* _PROBLEM DETAILS_: Separate out the lines that hold "React".

* _PROVIDED MATERIAL_:
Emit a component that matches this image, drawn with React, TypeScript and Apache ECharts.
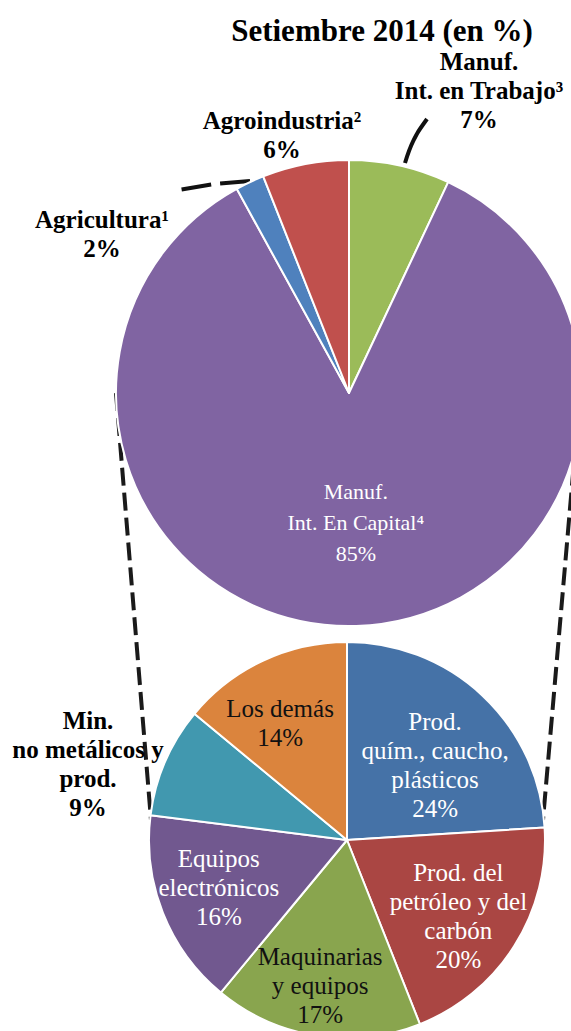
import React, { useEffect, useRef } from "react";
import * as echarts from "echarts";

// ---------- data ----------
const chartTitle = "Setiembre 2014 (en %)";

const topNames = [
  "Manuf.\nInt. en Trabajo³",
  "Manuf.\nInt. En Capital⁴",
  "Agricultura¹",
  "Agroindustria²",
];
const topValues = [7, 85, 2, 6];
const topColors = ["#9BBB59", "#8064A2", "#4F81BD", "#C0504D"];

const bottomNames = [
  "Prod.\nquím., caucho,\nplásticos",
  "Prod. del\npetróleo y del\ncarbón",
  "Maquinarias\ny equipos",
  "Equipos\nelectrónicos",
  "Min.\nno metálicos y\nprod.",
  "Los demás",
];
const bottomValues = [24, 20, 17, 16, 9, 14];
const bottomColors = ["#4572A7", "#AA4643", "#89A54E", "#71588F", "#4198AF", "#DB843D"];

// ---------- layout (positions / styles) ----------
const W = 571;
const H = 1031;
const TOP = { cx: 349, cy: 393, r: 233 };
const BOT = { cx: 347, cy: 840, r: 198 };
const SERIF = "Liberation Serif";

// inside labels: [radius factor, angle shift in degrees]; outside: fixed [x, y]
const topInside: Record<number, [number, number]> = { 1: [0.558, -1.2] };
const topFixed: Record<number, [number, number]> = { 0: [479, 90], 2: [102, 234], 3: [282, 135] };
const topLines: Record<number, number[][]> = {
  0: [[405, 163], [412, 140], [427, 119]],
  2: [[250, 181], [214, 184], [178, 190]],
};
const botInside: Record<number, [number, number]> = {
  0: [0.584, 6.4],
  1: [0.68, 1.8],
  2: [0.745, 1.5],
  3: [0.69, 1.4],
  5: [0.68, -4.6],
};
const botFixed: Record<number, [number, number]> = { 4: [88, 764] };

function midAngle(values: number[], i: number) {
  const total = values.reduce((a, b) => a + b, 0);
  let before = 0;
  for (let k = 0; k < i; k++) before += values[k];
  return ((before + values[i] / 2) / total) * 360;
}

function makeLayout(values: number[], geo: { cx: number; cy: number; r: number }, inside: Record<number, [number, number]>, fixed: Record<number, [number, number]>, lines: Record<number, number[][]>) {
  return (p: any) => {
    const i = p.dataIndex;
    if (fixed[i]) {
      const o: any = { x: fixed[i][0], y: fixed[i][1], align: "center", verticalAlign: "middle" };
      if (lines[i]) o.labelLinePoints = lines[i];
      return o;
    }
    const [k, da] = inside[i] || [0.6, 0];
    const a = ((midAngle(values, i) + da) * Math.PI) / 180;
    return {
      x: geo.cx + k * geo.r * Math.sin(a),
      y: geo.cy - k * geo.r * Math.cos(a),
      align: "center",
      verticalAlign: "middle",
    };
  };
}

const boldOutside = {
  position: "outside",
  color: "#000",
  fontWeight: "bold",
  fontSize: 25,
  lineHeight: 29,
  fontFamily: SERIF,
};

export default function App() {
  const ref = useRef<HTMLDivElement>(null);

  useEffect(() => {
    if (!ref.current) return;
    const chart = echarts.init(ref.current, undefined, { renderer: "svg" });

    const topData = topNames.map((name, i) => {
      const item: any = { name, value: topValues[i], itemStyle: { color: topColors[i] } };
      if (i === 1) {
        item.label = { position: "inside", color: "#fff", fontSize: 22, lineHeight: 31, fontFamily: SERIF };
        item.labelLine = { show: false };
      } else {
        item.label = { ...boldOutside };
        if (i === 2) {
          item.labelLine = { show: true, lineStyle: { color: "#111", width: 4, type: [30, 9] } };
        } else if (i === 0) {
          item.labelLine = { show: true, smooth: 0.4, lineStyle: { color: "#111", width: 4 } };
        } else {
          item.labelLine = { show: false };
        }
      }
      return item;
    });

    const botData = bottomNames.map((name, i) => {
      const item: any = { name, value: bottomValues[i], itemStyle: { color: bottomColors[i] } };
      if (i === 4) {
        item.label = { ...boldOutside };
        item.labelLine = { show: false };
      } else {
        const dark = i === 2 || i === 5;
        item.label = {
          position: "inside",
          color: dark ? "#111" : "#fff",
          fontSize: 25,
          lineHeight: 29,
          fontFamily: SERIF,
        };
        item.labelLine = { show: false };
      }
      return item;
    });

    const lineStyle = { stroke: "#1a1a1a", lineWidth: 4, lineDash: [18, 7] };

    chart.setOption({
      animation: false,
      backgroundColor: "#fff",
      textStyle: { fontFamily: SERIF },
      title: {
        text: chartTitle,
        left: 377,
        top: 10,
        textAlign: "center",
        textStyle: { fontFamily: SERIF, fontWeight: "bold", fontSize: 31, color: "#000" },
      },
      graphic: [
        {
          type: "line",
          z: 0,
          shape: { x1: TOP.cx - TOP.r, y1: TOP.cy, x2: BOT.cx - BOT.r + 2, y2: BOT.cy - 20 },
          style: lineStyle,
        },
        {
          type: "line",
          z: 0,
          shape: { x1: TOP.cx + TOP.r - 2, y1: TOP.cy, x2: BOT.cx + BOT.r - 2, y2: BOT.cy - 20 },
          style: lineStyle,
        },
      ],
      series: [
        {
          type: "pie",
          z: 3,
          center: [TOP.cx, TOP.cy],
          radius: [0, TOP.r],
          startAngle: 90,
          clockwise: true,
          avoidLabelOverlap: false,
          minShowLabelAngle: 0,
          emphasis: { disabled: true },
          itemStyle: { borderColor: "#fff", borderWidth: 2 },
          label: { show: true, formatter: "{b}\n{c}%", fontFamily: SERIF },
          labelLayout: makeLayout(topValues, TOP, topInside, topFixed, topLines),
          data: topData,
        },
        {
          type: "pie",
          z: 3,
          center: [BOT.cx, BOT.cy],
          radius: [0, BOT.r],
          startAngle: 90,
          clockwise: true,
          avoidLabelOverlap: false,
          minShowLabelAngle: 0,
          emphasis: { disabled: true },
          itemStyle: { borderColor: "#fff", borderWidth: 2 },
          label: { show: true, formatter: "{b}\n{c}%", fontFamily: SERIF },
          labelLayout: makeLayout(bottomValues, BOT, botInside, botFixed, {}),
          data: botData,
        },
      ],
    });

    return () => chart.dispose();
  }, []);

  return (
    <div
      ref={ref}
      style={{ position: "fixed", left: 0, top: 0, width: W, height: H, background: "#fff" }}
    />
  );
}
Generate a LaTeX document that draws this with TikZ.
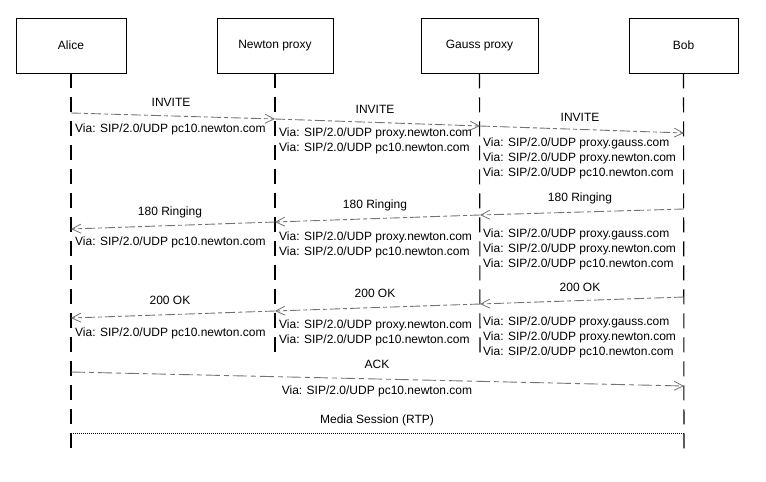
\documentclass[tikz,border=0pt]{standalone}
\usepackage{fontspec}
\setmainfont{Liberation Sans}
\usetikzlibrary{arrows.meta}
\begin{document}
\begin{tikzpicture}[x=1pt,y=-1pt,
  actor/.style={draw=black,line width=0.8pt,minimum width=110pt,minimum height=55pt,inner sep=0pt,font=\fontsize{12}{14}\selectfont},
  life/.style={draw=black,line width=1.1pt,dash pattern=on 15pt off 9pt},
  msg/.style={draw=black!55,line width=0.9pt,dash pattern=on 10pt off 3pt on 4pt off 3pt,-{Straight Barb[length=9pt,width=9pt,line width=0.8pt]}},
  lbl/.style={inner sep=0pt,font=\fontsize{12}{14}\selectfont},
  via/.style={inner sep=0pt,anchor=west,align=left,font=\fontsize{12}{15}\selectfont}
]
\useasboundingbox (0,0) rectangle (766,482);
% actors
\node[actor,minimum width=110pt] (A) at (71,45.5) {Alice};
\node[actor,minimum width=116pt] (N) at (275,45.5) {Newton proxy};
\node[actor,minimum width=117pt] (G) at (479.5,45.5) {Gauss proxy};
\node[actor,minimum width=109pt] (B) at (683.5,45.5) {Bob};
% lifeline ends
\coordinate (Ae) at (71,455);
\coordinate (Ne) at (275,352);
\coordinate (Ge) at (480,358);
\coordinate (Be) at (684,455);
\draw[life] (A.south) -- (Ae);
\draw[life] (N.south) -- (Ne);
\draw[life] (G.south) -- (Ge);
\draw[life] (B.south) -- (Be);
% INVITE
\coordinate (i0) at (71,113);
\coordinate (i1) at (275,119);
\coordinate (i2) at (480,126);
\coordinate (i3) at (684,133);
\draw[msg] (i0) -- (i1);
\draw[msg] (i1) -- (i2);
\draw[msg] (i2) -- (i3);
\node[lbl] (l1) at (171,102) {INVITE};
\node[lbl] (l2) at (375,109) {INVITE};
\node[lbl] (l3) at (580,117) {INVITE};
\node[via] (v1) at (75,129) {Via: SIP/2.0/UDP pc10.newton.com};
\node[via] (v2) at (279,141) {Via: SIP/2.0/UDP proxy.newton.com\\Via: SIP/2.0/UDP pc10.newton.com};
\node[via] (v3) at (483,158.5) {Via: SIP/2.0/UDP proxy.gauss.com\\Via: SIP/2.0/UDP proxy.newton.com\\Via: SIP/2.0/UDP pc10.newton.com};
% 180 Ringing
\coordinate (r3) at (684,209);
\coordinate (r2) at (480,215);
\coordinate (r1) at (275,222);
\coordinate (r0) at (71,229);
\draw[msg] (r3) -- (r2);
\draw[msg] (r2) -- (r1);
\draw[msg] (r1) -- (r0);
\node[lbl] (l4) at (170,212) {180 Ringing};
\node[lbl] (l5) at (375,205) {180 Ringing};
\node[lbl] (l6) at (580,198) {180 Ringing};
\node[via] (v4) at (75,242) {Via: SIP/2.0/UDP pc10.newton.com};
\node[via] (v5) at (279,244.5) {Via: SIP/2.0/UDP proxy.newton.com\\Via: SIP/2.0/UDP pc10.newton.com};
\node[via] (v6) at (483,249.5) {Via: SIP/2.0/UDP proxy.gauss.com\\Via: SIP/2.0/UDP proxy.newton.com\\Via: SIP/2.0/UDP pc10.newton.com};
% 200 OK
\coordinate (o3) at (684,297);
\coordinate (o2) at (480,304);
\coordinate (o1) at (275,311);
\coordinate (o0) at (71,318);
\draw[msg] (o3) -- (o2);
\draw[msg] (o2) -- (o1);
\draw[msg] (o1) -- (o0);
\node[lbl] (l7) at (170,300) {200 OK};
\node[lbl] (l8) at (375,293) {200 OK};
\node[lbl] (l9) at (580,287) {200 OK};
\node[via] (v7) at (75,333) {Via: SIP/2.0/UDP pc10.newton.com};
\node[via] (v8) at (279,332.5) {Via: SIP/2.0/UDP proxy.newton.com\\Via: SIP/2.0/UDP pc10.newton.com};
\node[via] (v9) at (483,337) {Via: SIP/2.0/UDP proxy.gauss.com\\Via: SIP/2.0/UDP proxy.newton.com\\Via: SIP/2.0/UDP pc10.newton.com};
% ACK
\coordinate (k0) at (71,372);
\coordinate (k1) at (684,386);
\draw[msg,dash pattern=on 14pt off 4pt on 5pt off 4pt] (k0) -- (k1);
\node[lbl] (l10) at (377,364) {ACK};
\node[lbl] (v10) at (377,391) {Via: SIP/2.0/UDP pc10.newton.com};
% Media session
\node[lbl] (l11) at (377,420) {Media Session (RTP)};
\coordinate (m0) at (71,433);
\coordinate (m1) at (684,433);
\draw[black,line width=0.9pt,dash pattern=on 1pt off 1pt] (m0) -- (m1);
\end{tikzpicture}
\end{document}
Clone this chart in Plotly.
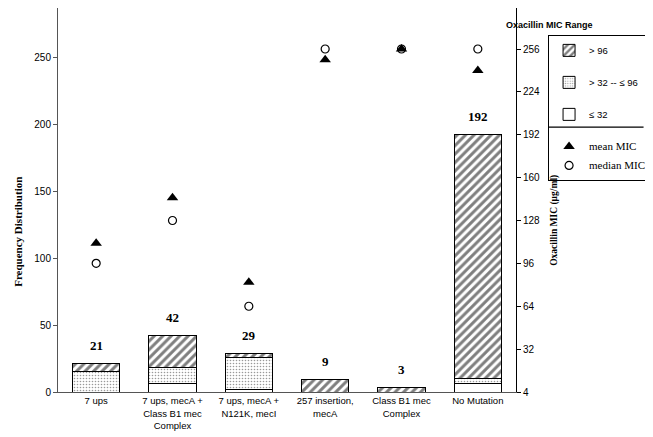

* _OUTPUT FOR THIS TASK_:
Emit a component that matches this image, drawn with React, TypeScript and Apache ECharts.
import React, { useEffect, useRef } from "react";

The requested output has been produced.